▶ What to do: Retype, with no alterations, every line between the one containing "Recreate this image as a component" and the one containing "const W = 3786, H", counting both of those lines too. Pictures are to be left out.

** Start of Supplied entries **

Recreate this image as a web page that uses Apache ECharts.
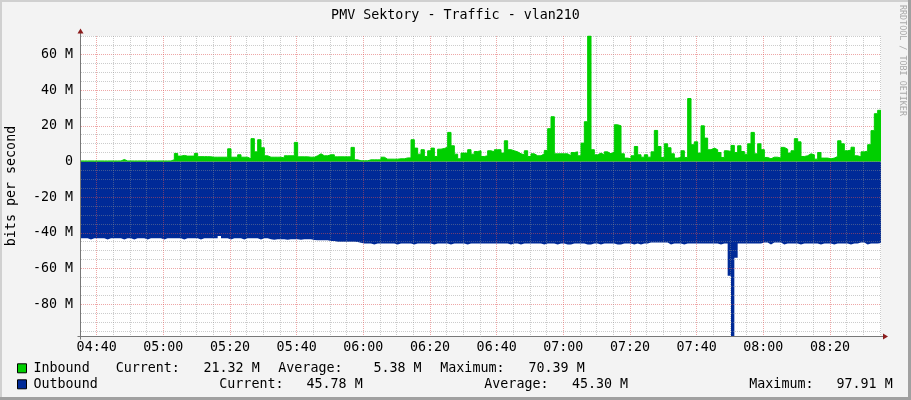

** End of Supplied entries **
** Start of Supplied entries **

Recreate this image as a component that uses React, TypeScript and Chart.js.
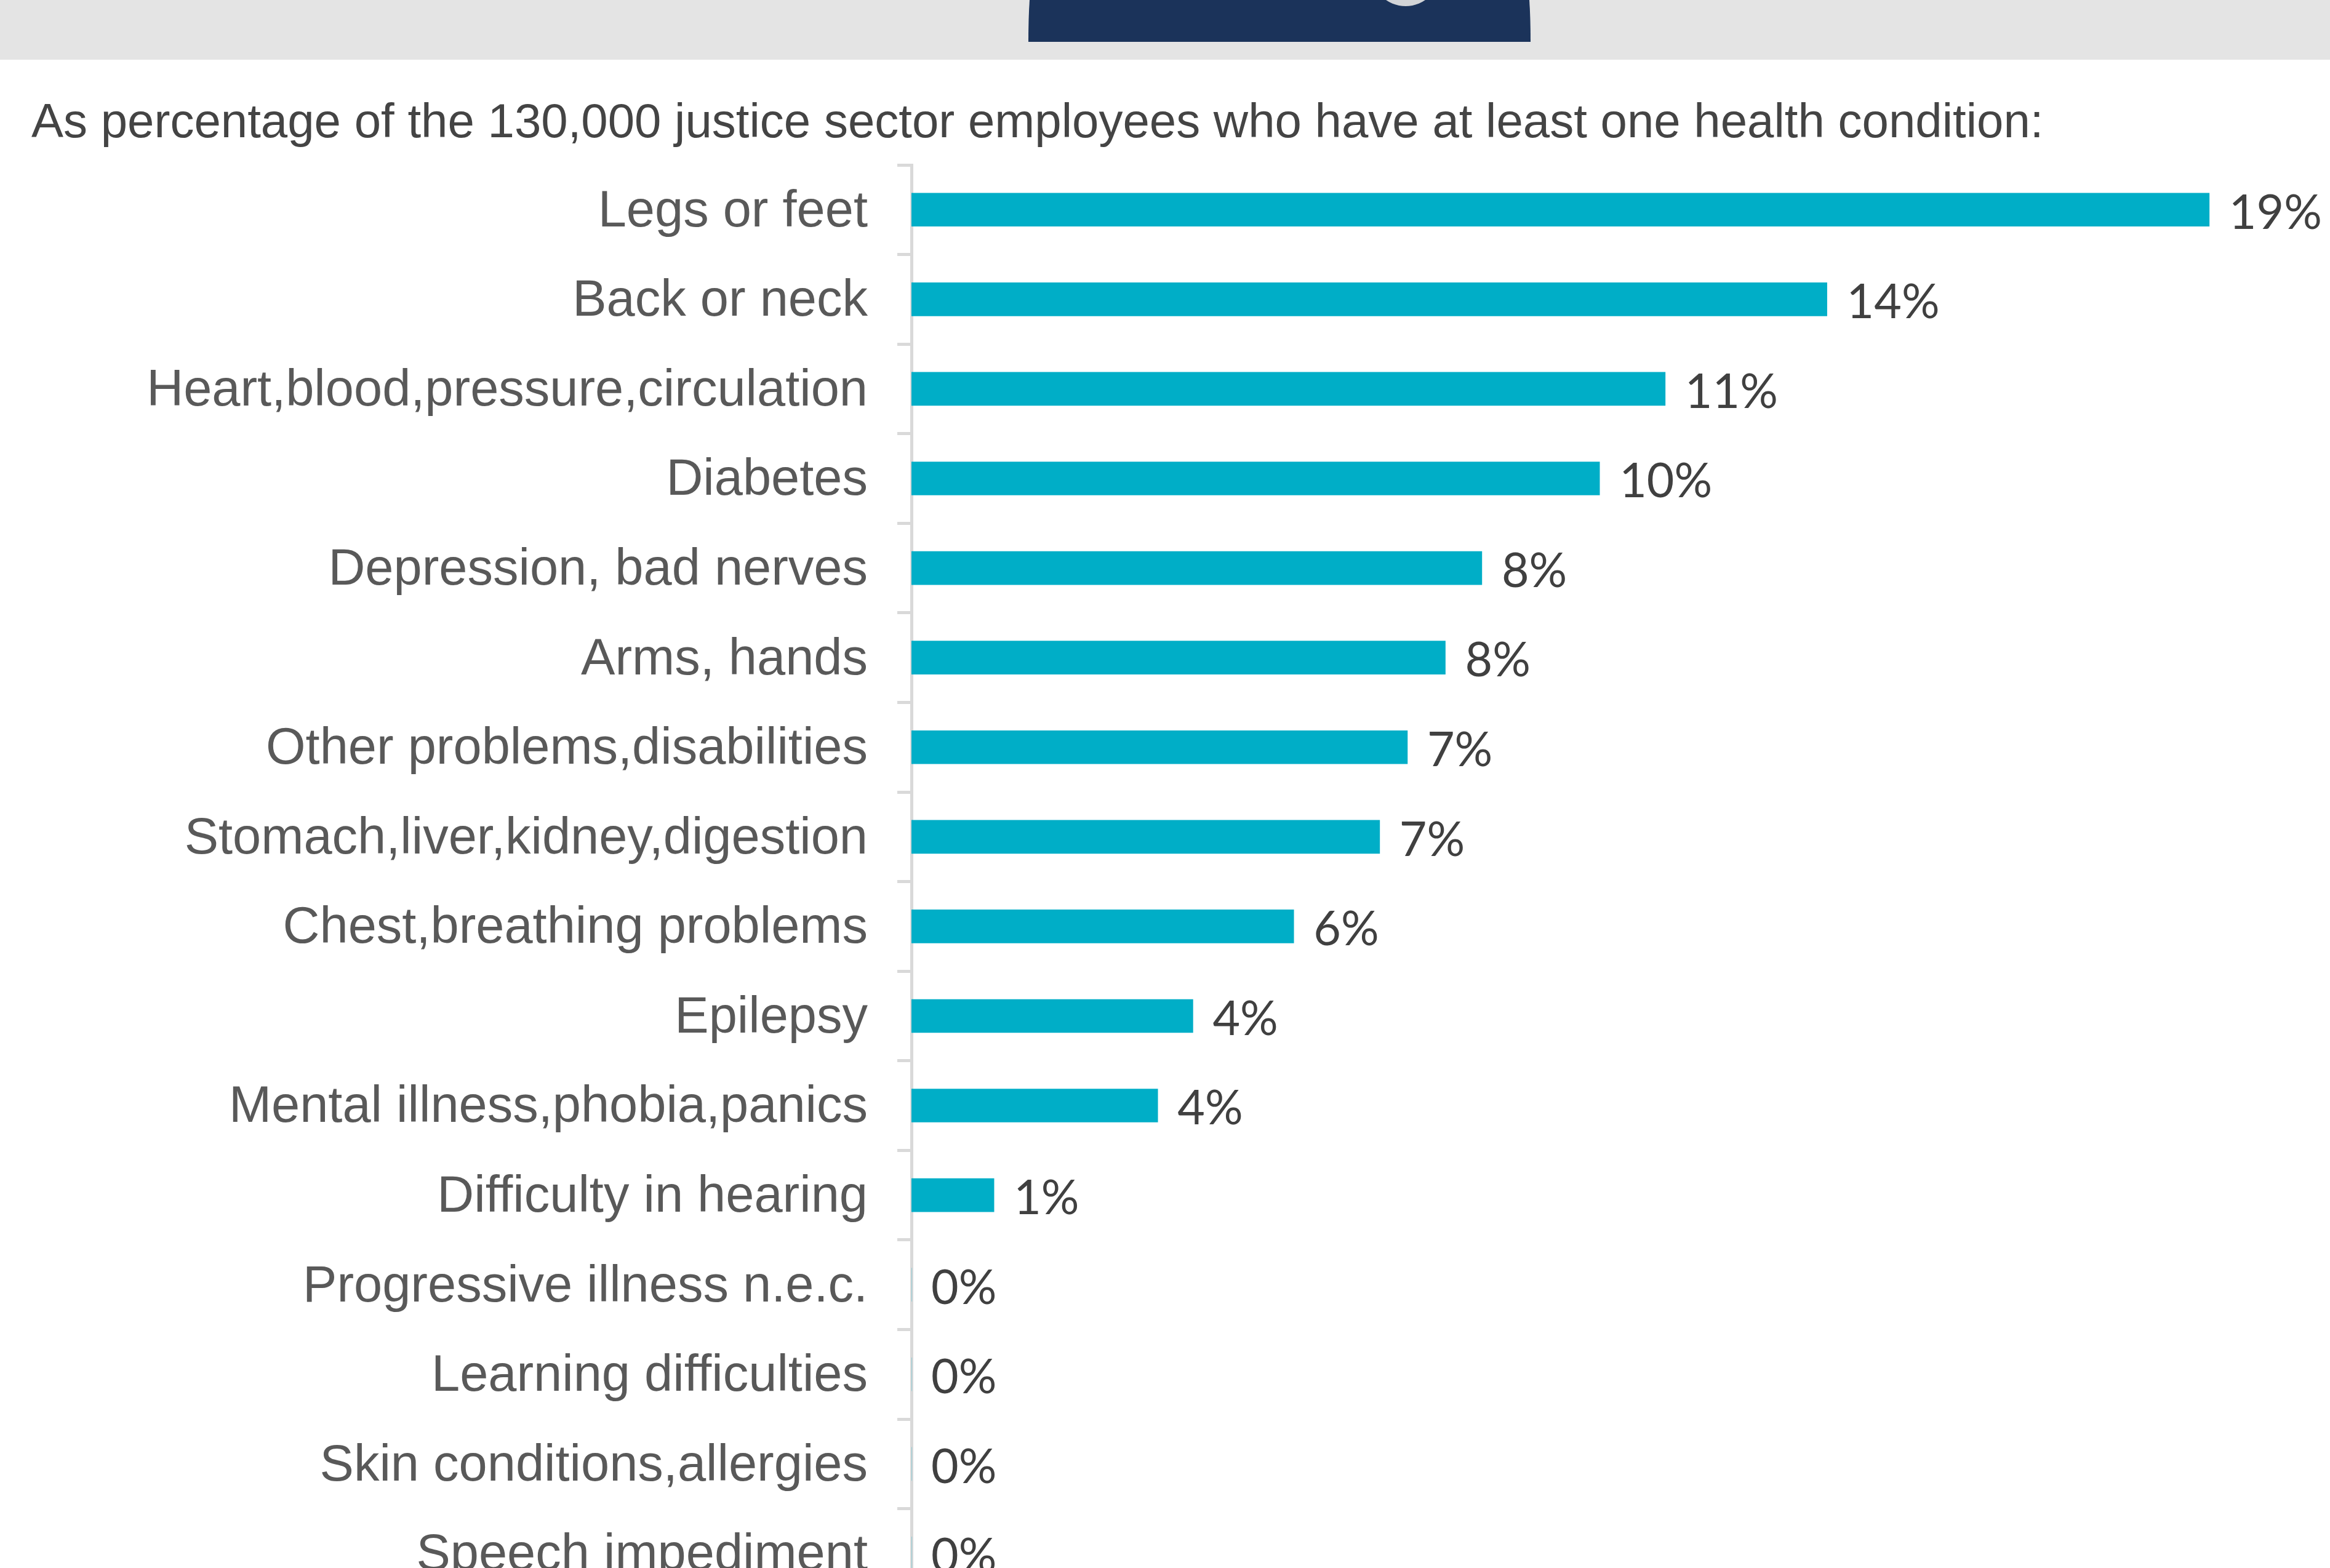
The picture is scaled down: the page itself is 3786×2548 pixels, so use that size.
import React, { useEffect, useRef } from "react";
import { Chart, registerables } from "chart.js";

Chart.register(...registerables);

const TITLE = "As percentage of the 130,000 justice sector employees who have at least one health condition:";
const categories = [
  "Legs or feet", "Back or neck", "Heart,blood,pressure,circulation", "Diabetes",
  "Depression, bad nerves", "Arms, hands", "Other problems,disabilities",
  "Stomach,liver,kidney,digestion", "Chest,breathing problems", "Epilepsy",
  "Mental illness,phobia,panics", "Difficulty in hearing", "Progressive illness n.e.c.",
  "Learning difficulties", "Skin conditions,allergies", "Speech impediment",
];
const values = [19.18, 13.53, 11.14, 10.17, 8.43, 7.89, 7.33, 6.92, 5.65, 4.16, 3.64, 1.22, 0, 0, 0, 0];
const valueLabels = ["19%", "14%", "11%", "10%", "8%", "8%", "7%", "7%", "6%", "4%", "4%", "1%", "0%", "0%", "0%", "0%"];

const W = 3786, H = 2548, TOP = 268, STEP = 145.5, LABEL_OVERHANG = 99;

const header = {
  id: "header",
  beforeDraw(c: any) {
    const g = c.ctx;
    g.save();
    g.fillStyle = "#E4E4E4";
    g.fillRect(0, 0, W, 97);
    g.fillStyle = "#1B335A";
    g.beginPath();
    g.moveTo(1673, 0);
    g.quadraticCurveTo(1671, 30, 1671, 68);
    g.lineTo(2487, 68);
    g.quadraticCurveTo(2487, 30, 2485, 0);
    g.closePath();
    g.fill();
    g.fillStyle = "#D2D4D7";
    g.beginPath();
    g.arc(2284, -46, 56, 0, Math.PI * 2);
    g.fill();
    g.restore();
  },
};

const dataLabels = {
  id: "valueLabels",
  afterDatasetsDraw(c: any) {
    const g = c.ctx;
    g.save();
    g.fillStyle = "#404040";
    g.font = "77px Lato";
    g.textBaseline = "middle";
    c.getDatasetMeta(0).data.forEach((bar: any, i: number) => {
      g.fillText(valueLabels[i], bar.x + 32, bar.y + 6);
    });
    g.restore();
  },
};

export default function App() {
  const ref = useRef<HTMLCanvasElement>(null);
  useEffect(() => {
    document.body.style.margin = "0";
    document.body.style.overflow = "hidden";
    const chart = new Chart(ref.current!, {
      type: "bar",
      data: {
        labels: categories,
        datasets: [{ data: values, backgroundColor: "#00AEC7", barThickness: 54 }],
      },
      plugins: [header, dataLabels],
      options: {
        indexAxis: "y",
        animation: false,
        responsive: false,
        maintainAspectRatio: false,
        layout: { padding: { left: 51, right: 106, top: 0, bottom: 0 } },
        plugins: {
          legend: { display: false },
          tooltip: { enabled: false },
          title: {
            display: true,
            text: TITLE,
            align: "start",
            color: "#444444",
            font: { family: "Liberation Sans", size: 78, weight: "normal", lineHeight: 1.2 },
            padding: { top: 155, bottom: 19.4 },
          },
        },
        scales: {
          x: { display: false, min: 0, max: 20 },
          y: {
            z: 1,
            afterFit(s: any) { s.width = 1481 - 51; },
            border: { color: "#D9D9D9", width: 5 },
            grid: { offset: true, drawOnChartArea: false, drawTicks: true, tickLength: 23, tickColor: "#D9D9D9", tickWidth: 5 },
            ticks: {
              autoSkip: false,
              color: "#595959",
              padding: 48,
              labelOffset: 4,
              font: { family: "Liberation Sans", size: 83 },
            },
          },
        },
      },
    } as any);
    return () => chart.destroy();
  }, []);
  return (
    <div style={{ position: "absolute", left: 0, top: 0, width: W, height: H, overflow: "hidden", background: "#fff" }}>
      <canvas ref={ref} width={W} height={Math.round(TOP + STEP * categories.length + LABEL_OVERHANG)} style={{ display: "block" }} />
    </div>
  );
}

** End of Supplied entries **

▶ Full solution:
Recreate this image as a component that uses React, TypeScript and Chart.js.
The picture is scaled down: the page itself is 3786×2548 pixels, so use that size.
import React, { useEffect, useRef } from "react";
import { Chart, registerables } from "chart.js";

Chart.register(...registerables);

const TITLE = "As percentage of the 130,000 justice sector employees who have at least one health condition:";
const categories = [
  "Legs or feet", "Back or neck", "Heart,blood,pressure,circulation", "Diabetes",
  "Depression, bad nerves", "Arms, hands", "Other problems,disabilities",
  "Stomach,liver,kidney,digestion", "Chest,breathing problems", "Epilepsy",
  "Mental illness,phobia,panics", "Difficulty in hearing", "Progressive illness n.e.c.",
  "Learning difficulties", "Skin conditions,allergies", "Speech impediment",
];
const values = [19.18, 13.53, 11.14, 10.17, 8.43, 7.89, 7.33, 6.92, 5.65, 4.16, 3.64, 1.22, 0, 0, 0, 0];
const valueLabels = ["19%", "14%", "11%", "10%", "8%", "8%", "7%", "7%", "6%", "4%", "4%", "1%", "0%", "0%", "0%", "0%"];

const W = 3786, H = 2548, TOP = 268, STEP = 145.5, LABEL_OVERHANG = 99;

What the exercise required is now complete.